How can foveated rendering improve battery life on mobile VR headsets?

Mobile virtual reality headsets face a trade-off between visual fidelity and energy consumption. Foveated rendering exploits the human eye's concentrated acuity in the fovea so the display uses full resolution only where the user is looking. This reduces the GPU workload and therefore the power drawn by graphics processing, which directly affects battery life on mobile headsets. David Luebke at NVIDIA has led work on perceptually driven rendering that underpins this approach, and Michael Abrash at Oculus Research has described its system-level benefits for immersive devices.

How foveated rendering saves power

At the system level, rendering fewer pixels at full resolution lowers shader execution, texture fetches, and memory bandwidth demand. Eye tracking provides the gaze coordinates so the renderer can place a high-resolution region that follows the user. Because most of the visual field is processed at reduced detail without perceptible loss to the observer, the GPU can run at lower utilization or reduced clock rates, yielding lower thermal dissipation and longer runtimes from the same battery. Latency and gaze prediction accuracy are critical, since incorrect or delayed foveation can produce visible artifacts that break immersion.

Practical challenges and broader consequences

Integrating eye tracking adds hardware, firmware, and software complexity, and it raises privacy concerns because gaze traces are sensitive biometric data. Tobii Technology and headset makers have published on eye-tracking integrations that demonstrate feasibility, but also highlight calibration and manufacturing variability. For content creators, foveated pipelines require changes to rendering engines and testing across user populations to ensure peripheral degradations remain unobtrusive. Perceptual variability across age and visual acuity means one-size-fits-all foveation can under- or over-compensate.
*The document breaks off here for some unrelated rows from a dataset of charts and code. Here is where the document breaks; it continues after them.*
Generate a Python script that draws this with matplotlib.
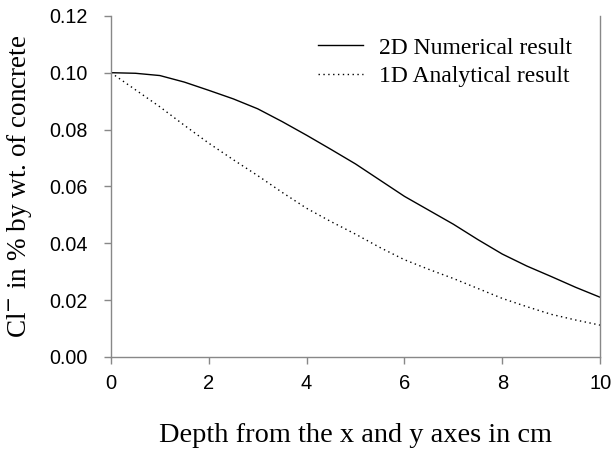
import matplotlib
matplotlib.use("Agg")
import matplotlib.pyplot as plt

depth = [0, 0.5, 1, 1.5, 2, 2.5, 3, 3.5, 4, 4.5, 5, 5.5, 6, 6.5, 7, 7.5, 8, 8.5, 9, 9.5, 10]
numerical_2d = [0.1000, 0.0998, 0.0990, 0.0967, 0.0938, 0.0908, 0.0873, 0.0828, 0.0780, 0.0730,
                0.0679, 0.0622, 0.0565, 0.0516, 0.0467, 0.0413, 0.0362, 0.0320, 0.0283, 0.0245, 0.0210]
analytical_1d = [0.1000, 0.0940, 0.0880, 0.0815, 0.0752, 0.0694, 0.0638, 0.0579, 0.0523, 0.0476,
                 0.0432, 0.0385, 0.0342, 0.0308, 0.0276, 0.0241, 0.0206, 0.0177, 0.0150, 0.0130, 0.0112]
xticks = [0, 2, 4, 6, 8, 10]
yticks = [0.00, 0.02, 0.04, 0.06, 0.08, 0.10, 0.12]

serif = ["Liberation Serif", "DejaVu Serif"]
sans = ["Liberation Sans", "DejaVu Sans"]

fig = plt.figure(figsize=(6.13, 4.53), dpi=100)
ax = fig.add_axes([0.181, 0.212, 0.798, 0.753])

ax.plot(depth, numerical_2d, color="black", lw=1.0, label="2D Numerical result")
ax.plot(depth, analytical_1d, color="black", lw=1.0, linestyle=(0, (1, 2.5)), label="1D Analytical result")

ax.set_xlim(0, 10)
ax.set_ylim(0, 0.12)
ax.set_xticks(xticks)
ax.set_yticks(yticks)
ax.set_xticklabels([f"{t:d}" for t in xticks], fontfamily=sans, fontsize=14.5)
ax.set_yticklabels([f"{t:.2f}" for t in yticks], fontfamily=sans, fontsize=14.2)

for s in ["left", "right", "bottom"]:
    ax.spines[s].set_color("#888888")
    ax.spines[s].set_linewidth(1.0)
ax.spines["top"].set_visible(False)
ax.tick_params(axis="both", direction="out", length=5, color="#888888", width=1.0)
ax.tick_params(axis="y", pad=12)
ax.tick_params(axis="x", pad=7)

ax.set_xlabel("Depth from the x and y axes in cm", fontfamily=serif, fontsize=20.4, labelpad=22)
ax.set_ylabel("Cl$^{-}$ in % by wt. of concrete", fontfamily=serif, fontsize=19.5)
ax.yaxis.set_label_coords(-0.158, 0.5)

leg = ax.legend(loc="upper right", bbox_to_anchor=(0.985, 1.0), frameon=False,
                prop={"family": serif, "size": 17}, handlelength=1.9, handletextpad=0.65,
                labelspacing=0.3)

fig.savefig("out.png", dpi=100)
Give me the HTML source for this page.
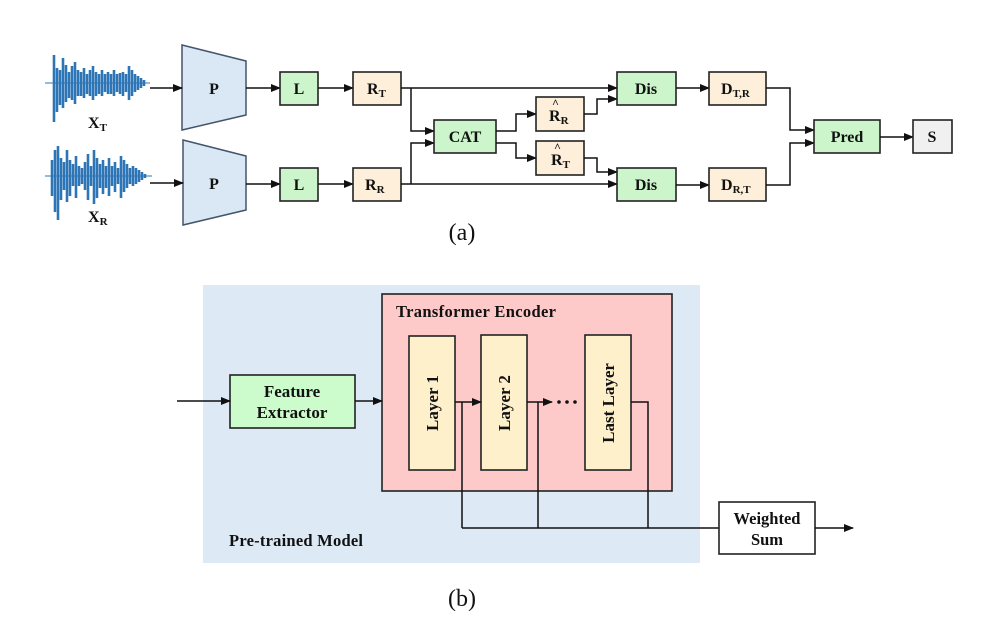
<!DOCTYPE html>
<html><head><meta charset="utf-8"><style>
html,body{margin:0;padding:0;background:#fff;}
svg{display:block;}
text{font-family:"Liberation Serif",serif;font-weight:bold;fill:#111;}
.b{stroke:#222;stroke-width:1.6;}
.l{stroke:#111;stroke-width:1.5;fill:none;}
</style></head><body>
<svg width="1004" height="634" viewBox="0 0 1004 634" xmlns="http://www.w3.org/2000/svg">
<defs><marker id="a" markerWidth="10" markerHeight="8" refX="9" refY="4" orient="auto" markerUnits="userSpaceOnUse"><path d="M0,0 L10,4 L0,8 z" fill="#111"/></marker></defs>

<!-- waveforms -->
<g stroke="#2e75b6" stroke-width="2.6">
<line x1="45" y1="83" x2="150" y2="83" stroke-width="1"/>
<path d="M44 55V122M47 68V112M50 70V105M53 58V108M56 65V102M59 72V98M62 66V100M65 62V104M68 70V96M71 72V96M74 68V98M77 74V94M80 70V96M83 66V100M86 72V96M89 74V94M92 70V96M95 74V92M98 72V94M101 74V94M104 70V96M107 74V92M110 73V94M113 72V96M116 74V92M119 66V100M122 70V96M125 74V92M128 76V90M131 78V88M134 80V86" transform="translate(10,0)"/>
<line x1="45" y1="176" x2="152" y2="176" stroke-width="1"/>
<path d="M52 160V196M55 150V212M58 146V220M61 158V200M64 162V190M67 150V202M70 160V196M73 164V186M76 156V198M79 166V186M82 168V184M85 162V190M88 154V200M91 166V186M94 150V204M97 158V198M100 164V188M103 160V194M106 166V188M109 158V196M112 166V186M115 162V192M118 168V184M121 156V198M124 160V192M127 164V188M130 168V184M133 166V186M136 168V184M139 170V182M142 172V180M145 174V178"/>
</g>
<text x="88" y="128" font-size="16">X<tspan font-size="11" dy="3">T</tspan></text>
<text x="88" y="222" font-size="16">X<tspan font-size="11" dy="3">R</tspan></text>

<!-- P trapezoids -->
<polygon points="182,45 246,61 246,115 182,130" fill="#dae8f5" stroke="#44546a" stroke-width="1.5"/>
<polygon points="183,140 246,156 246,210 183,225" fill="#dae8f5" stroke="#44546a" stroke-width="1.5"/>
<text x="214" y="94" font-size="16" text-anchor="middle">P</text>
<text x="214" y="189" font-size="16" text-anchor="middle">P</text>

<line class="l" x1="150" y1="88" x2="182" y2="88" marker-end="url(#a)"/>
<line class="l" x1="150" y1="183" x2="183" y2="183" marker-end="url(#a)"/>
<line class="l" x1="246" y1="88" x2="280" y2="88" marker-end="url(#a)"/>
<line class="l" x1="246" y1="184" x2="280" y2="184" marker-end="url(#a)"/>
<line class="l" x1="318" y1="88" x2="353" y2="88" marker-end="url(#a)"/>
<line class="l" x1="318" y1="184" x2="353" y2="184" marker-end="url(#a)"/>

<rect class="b" x="280" y="72" width="38" height="33" fill="#ccf5cc"/>
<rect class="b" x="280" y="168" width="38" height="33" fill="#ccf5cc"/>
<text x="299" y="94" font-size="16" text-anchor="middle">L</text>
<text x="299" y="190" font-size="16" text-anchor="middle">L</text>
<rect class="b" x="353" y="72" width="48" height="33" fill="#fdefd9"/>
<rect class="b" x="353" y="168" width="48" height="33" fill="#fdefd9"/>
<text x="367" y="94" font-size="16">R<tspan font-size="11" dy="3">T</tspan></text>
<text x="365" y="190" font-size="16">R<tspan font-size="11" dy="3">R</tspan></text>

<polyline class="l" points="401,88 617,88" marker-end="url(#a)"/>
<polyline class="l" points="401,184 617,184" marker-end="url(#a)"/>
<polyline class="l" points="411,88 411,131 434,131" marker-end="url(#a)"/>
<polyline class="l" points="411,184 411,143 434,143" marker-end="url(#a)"/>

<rect class="b" x="434" y="120" width="62" height="33" fill="#ccf5cc"/>
<text x="465" y="142" font-size="16" text-anchor="middle">CAT</text>

<polyline class="l" points="496,131 516,131 516,114 536,114" marker-end="url(#a)"/>
<polyline class="l" points="496,143 516,143 516,158 536,158" marker-end="url(#a)"/>

<rect class="b" x="536" y="97" width="48" height="34" fill="#fdefd9"/>
<rect class="b" x="536" y="141" width="48" height="34" fill="#fdefd9"/>
<text x="549" y="121" font-size="16">R<tspan font-size="11" dy="3">R</tspan></text>
<text x="552" y="107" font-size="12">^</text>
<text x="551" y="165" font-size="16">R<tspan font-size="11" dy="3">T</tspan></text>
<text x="554" y="151" font-size="12">^</text>

<polyline class="l" points="584,114 597,114 597,99 617,99" marker-end="url(#a)"/>
<polyline class="l" points="584,158 597,158 597,172 617,172" marker-end="url(#a)"/>

<rect class="b" x="617" y="72" width="59" height="33" fill="#ccf5cc"/>
<rect class="b" x="617" y="168" width="59" height="33" fill="#ccf5cc"/>
<text x="646" y="94" font-size="16" text-anchor="middle">Dis</text>
<text x="646" y="190" font-size="16" text-anchor="middle">Dis</text>

<line class="l" x1="676" y1="88" x2="709" y2="88" marker-end="url(#a)"/>
<line class="l" x1="676" y1="185" x2="709" y2="185" marker-end="url(#a)"/>

<rect class="b" x="709" y="72" width="57" height="33" fill="#fdefd9"/>
<rect class="b" x="709" y="168" width="57" height="33" fill="#fdefd9"/>
<text x="721" y="94" font-size="16">D<tspan font-size="11" dy="3">T,R</tspan></text>
<text x="721" y="190" font-size="16">D<tspan font-size="11" dy="3">R,T</tspan></text>

<polyline class="l" points="766,88 790,88 790,130 814,130" marker-end="url(#a)"/>
<polyline class="l" points="766,185 790,185 790,143 814,143" marker-end="url(#a)"/>

<rect class="b" x="814" y="120" width="66" height="33" fill="#ccf5cc"/>
<text x="847" y="142" font-size="16" text-anchor="middle">Pred</text>
<line class="l" x1="880" y1="137" x2="913" y2="137" marker-end="url(#a)"/>
<rect class="b" x="913" y="120" width="39" height="33" fill="#f0f0f0"/>
<text x="932" y="142" font-size="16" text-anchor="middle">S</text>

<text x="462" y="240" font-size="24" text-anchor="middle" style="font-weight:normal">(a)</text>

<!-- (b) -->
<rect x="203" y="285" width="497" height="278" fill="#dde9f5"/>
<rect x="382" y="294" width="290" height="197" fill="#fdc9c9" stroke="#222" stroke-width="1.6"/>
<text x="396" y="317" font-size="16.5" textLength="160">Transformer Encoder</text>

<rect class="b" x="230" y="375" width="125" height="53" fill="#ccfccc"/>
<text x="292" y="397" font-size="17" text-anchor="middle">Feature</text>
<text x="292" y="418" font-size="17" text-anchor="middle">Extractor</text>
<line class="l" x1="177" y1="401" x2="230" y2="401" marker-end="url(#a)"/>
<line class="l" x1="355" y1="401" x2="382" y2="401" marker-end="url(#a)"/>

<rect class="b" x="409" y="336" width="46" height="134" fill="#fff0cc"/>
<rect class="b" x="481" y="335" width="46" height="135" fill="#fff0cc"/>
<rect class="b" x="585" y="335" width="46" height="135" fill="#fff0cc"/>
<text transform="translate(438,403) rotate(-90)" font-size="17" text-anchor="middle">Layer 1</text>
<text transform="translate(510,403) rotate(-90)" font-size="17" text-anchor="middle">Layer 2</text>
<text transform="translate(614,403) rotate(-90)" font-size="17" text-anchor="middle">Last Layer</text>

<line class="l" x1="455" y1="402" x2="481" y2="402" marker-end="url(#a)"/>
<line class="l" x1="527" y1="402" x2="552" y2="402" marker-end="url(#a)"/>
<circle cx="559" cy="402" r="1.8" fill="#111"/>
<circle cx="567" cy="402" r="1.8" fill="#111"/>
<circle cx="575" cy="402" r="1.8" fill="#111"/>
<polyline class="l" points="631,402 648,402 648,528"/>
<line class="l" x1="462" y1="402" x2="462" y2="528"/>
<line class="l" x1="538" y1="402" x2="538" y2="528"/>
<line class="l" x1="462" y1="528" x2="719" y2="528"/>

<rect class="b" x="719" y="502" width="96" height="52" fill="#fff"/>
<text x="767" y="524" font-size="16.5" text-anchor="middle">Weighted</text>
<text x="767" y="545" font-size="16.5" text-anchor="middle">Sum</text>
<line class="l" x1="815" y1="528" x2="853" y2="528" marker-end="url(#a)"/>

<text x="229" y="546" font-size="16.5" textLength="134">Pre-trained Model</text>
<text x="462" y="606" font-size="24" text-anchor="middle" style="font-weight:normal">(b)</text>
</svg>
</body></html>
Beyond individual devices, reduced energy per session has cultural and environmental implications. Lower power consumption enables longer social or educational VR sessions in regions with limited access to reliable electricity, supporting broader adoption. Environmentally, marginal reductions in per-device energy use scale to meaningful savings if millions of headsets employ foveation. On the other hand, reliance on gaze data invites regulatory scrutiny in jurisdictions with strong biometric privacy laws, shaping how manufacturers store and handle eye-tracking information.

Foveated rendering is not a silver bullet, but when combined with robust eye-tracking, perceptual models, and optimized pipelines it offers a practical path to extend battery life on mobile VR headsets while preserving perceived image quality. Careful engineering and policy choices will determine how widely and responsibly the technique is adopted.